En esta pequeña edición de La Felguera, acompañada de impagables postales que remedan, cuando no parodian, esa pureza de espíritu que se le presumía a la sociedad de Boy Scouts de América, el texto de Burroughs esparce su veneno alrededor de cada esfera de poder. Su veneno, o su terror. Porque aquí la lucha armada, los asesinatos, la guillotina o la violencia son formas de amedrentar a un público respetable para corromper ese aura de decencia verdaderamente abyecta. Visiones directísimas que, no obstante, Burroughs lanzaba para incitar a la desobediencia. Para llamar a otra clase de vida, capaz de organizarse en pequeñas células autónomas que pudiesen reivindicar para sí un lugar entre la masa mediocre. Y cómo no verlo aplicado a nuestra época tardofranquista, a la Inglaterra de Thatcher o a la América hundida en el reaganismo más execrable. Como un escupitajo, que su autor cifraba en esa especie de conjura procaz con la que finalizaba los capítulos: a tomar por culo la reina.

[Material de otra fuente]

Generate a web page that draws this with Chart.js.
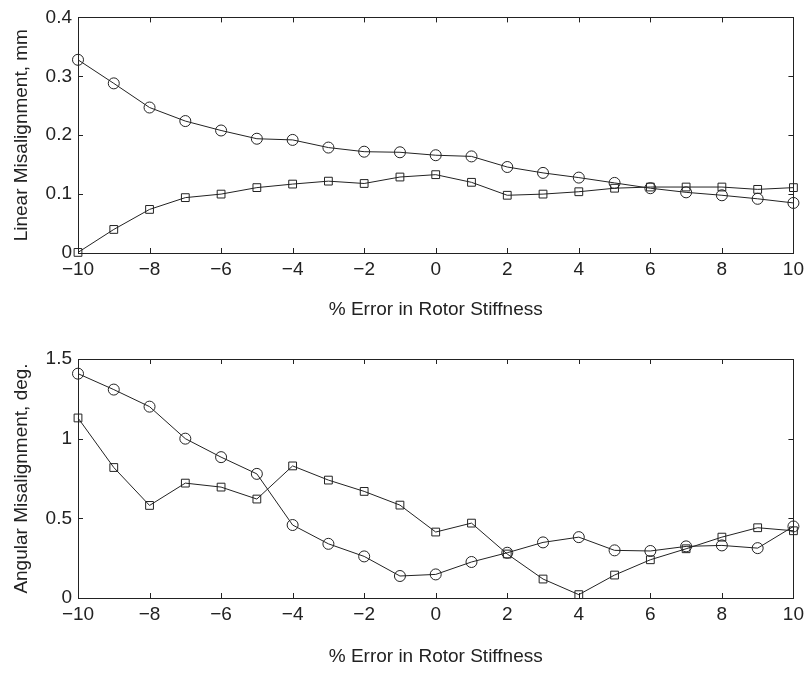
<!DOCTYPE html>
<html>
<head>
<meta charset="utf-8">
<script src="https://cdn.jsdelivr.net/npm/chart.js@4"></script>
<style>
  html, body { margin: 0; padding: 0; background: #fff; }
  .panel { position: absolute; left: 0; width: 809px; }
  #topPanel { top: 0; height: 336px; }
  #bottomPanel { top: 336px; height: 337px; }
</style>
</head>
<body>
<div class="panel" id="topPanel"><canvas id="linearChart"></canvas></div>
<div class="panel" id="bottomPanel"><canvas id="angularChart"></canvas></div>
<script>
// % error in rotor stiffness (x values, shared by both plots)
const stiffnessError = [-10, -9, -8, -7, -6, -5, -4, -3, -2, -1, 0, 1, 2, 3, 4, 5, 6, 7, 8, 9, 10];

// Linear misalignment, mm
const linearCircle = [0.328, 0.288, 0.247, 0.224, 0.208, 0.194, 0.192, 0.179, 0.172, 0.171, 0.166,
                      0.164, 0.146, 0.136, 0.128, 0.119, 0.110, 0.103, 0.098, 0.092, 0.085];
const linearSquare = [0.001, 0.040, 0.074, 0.094, 0.100, 0.111, 0.117, 0.122, 0.118, 0.129, 0.133,
                      0.120, 0.098, 0.100, 0.104, 0.110, 0.112, 0.112, 0.112, 0.108, 0.111];

// Angular misalignment, deg.
const angularCircle = [1.408, 1.308, 1.201, 1.000, 0.884, 0.779, 0.458, 0.340, 0.261, 0.138, 0.148,
                       0.226, 0.284, 0.349, 0.382, 0.299, 0.295, 0.324, 0.330, 0.313, 0.449];
const angularSquare = [1.130, 0.819, 0.581, 0.721, 0.696, 0.621, 0.829, 0.740, 0.669, 0.583, 0.414,
                       0.470, 0.276, 0.119, 0.021, 0.144, 0.240, 0.309, 0.382, 0.441, 0.422];

const xTicks = [-10, -8, -6, -4, -2, 0, 2, 4, 6, 8, 10];
const linearTicks = [0, 0.1, 0.2, 0.3, 0.4];
const angularTicks = [0, 0.5, 1, 1.5];

const ink = '#222';
const fontFamily = '"Liberation Sans", Arial, Helvetica, sans-serif';
const fontSize = 19;

// MATLAB style box with inward ticks on all four sides
const boxTicks = {
    id: 'boxTicks',
    afterDraw(chart) {
        const ctx = chart.ctx;
        const a = chart.chartArea;
        const xs = chart.scales.x;
        const ys = chart.scales.y;
        const len = 5;
        ctx.save();
        ctx.strokeStyle = ink;
        ctx.lineWidth = 1;
        ctx.beginPath();
        xs.ticks.forEach(t => {
            const px = Math.round(xs.getPixelForValue(t.value)) + 0.5;
            ctx.moveTo(px, a.bottom); ctx.lineTo(px, a.bottom - len);
            ctx.moveTo(px, a.top); ctx.lineTo(px, a.top + len);
        });
        ys.ticks.forEach(t => {
            const py = Math.round(ys.getPixelForValue(t.value)) + 0.5;
            ctx.moveTo(a.left, py); ctx.lineTo(a.left + len, py);
            ctx.moveTo(a.right, py); ctx.lineTo(a.right - len, py);
        });
        ctx.stroke();
        ctx.strokeRect(Math.round(a.left) + 0.5, Math.round(a.top) + 0.5,
                       Math.round(a.right - a.left), Math.round(a.bottom - a.top));
        ctx.restore();
    }
};

function toPoints(ys) {
    return stiffnessError.map((x, i) => ({ x: x, y: ys[i] }));
}

function series(values, style, radius) {
    return {
        data: toPoints(values),
        borderColor: ink,
        borderWidth: 1,
        pointStyle: style,
        pointRadius: radius,
        pointBorderColor: ink,
        pointBackgroundColor: 'rgba(0,0,0,0)',
        pointBorderWidth: 1,
        tension: 0,
        clip: false
    };
}

function minusLabel(v) {
    return v < 0 ? '\u2212' + Math.abs(v) : String(v);
}

function makeChart(canvasId, circles, squares, yTicks, yTitle, opts) {
    const ctx = document.getElementById(canvasId).getContext('2d');
    return new Chart(ctx, {
        type: 'line',
        data: {
            datasets: [series(circles, 'circle', 5.5), series(squares, 'rect', 5.5)]
        },
        options: {
            responsive: true,
            maintainAspectRatio: false,
            animation: false,
            layout: { padding: { left: 0, right: 14, top: opts.top, bottom: 0 } },
            plugins: { legend: { display: false }, tooltip: { enabled: false } },
            scales: {
                x: {
                    type: 'linear',
                    min: -10,
                    max: 10,
                    afterBuildTicks: s => { s.ticks = xTicks.map(v => ({ value: v })); },
                    afterFit: s => { s.height = opts.xHeight; },
                    grid: { display: false, drawTicks: false },
                    border: { display: false },
                    ticks: {
                        padding: 5,
                        color: ink,
                        maxRotation: 0,
                        autoSkip: false,
                        font: { family: fontFamily, size: fontSize },
                        callback: v => minusLabel(v)
                    },
                    title: {
                        display: true,
                        text: '% Error in Rotor Stiffness',
                        color: ink,
                        font: { family: fontFamily, size: fontSize },
                        padding: { top: 0, bottom: opts.titlePad }
                    }
                },
                y: {
                    min: yTicks[0],
                    max: yTicks[yTicks.length - 1],
                    afterBuildTicks: s => { s.ticks = yTicks.map(v => ({ value: v })); },
                    afterFit: s => { s.width = 78; },
                    grid: { display: false, drawTicks: false },
                    border: { display: false },
                    ticks: {
                        padding: 6,
                        color: ink,
                        autoSkip: false,
                        font: { family: fontFamily, size: fontSize },
                        callback: v => String(Number(v.toFixed(2)))
                    },
                    title: {
                        display: true,
                        text: yTitle,
                        color: ink,
                        font: { family: fontFamily, size: fontSize },
                        padding: { top: 10, bottom: 0 }
                    }
                }
            }
        },
        plugins: [boxTicks]
    });
}

makeChart('linearChart', linearCircle, linearSquare, linearTicks, 'Linear Misalignment, mm',
          { top: 14, xHeight: 83, titlePad: 15 });
makeChart('angularChart', angularCircle, angularSquare, angularTicks, 'Angular Misalignment, deg.',
          { top: 23, xHeight: 75, titlePad: 5 });
</script>
</body>
</html>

La de Burroughs seguramente fue una guerra contra las buenas costumbres y el adocenamiento mental. A favor de los márgenes y en contra de los límites del control. Preocupada por toda esa industria que fabricaba técnicas de seducción para ganar la batalla desde la economía, el ordenamiento social o la higienización, estigmatizando al otro, al marginado o al desobediente. De ahí que este Manual revisado del Boy Scout tenga, en su brutalidad, un componente de ironía que salpique, principalmente, al tonto sentido común de aquellos que evangelizaron durante décadas sobre la importancia de la decencia y de una moral sin mácula. Es decir, contra aquellos que buscaban absorber en la masa cualquier posible disidencia. Por eso, no cabe duda de que leer este pequeño panfleto, bello y salvaje a partes iguales, sirve para resucitar una conciencia altanera y beligerante. Capacitada para llamar a la guerra contra las buenas maneras y los imbéciles. Para la que lo más triste, en definitiva, era aquello que señalaba Pasolini a su vuelta de Nueva York: la soledad que produce la exclusión, el adiós a esos chavales del arroyo, a esos muchachos salvajes, que alguna vez trasladaron el sueño de cambio. De revuelta sin resignación.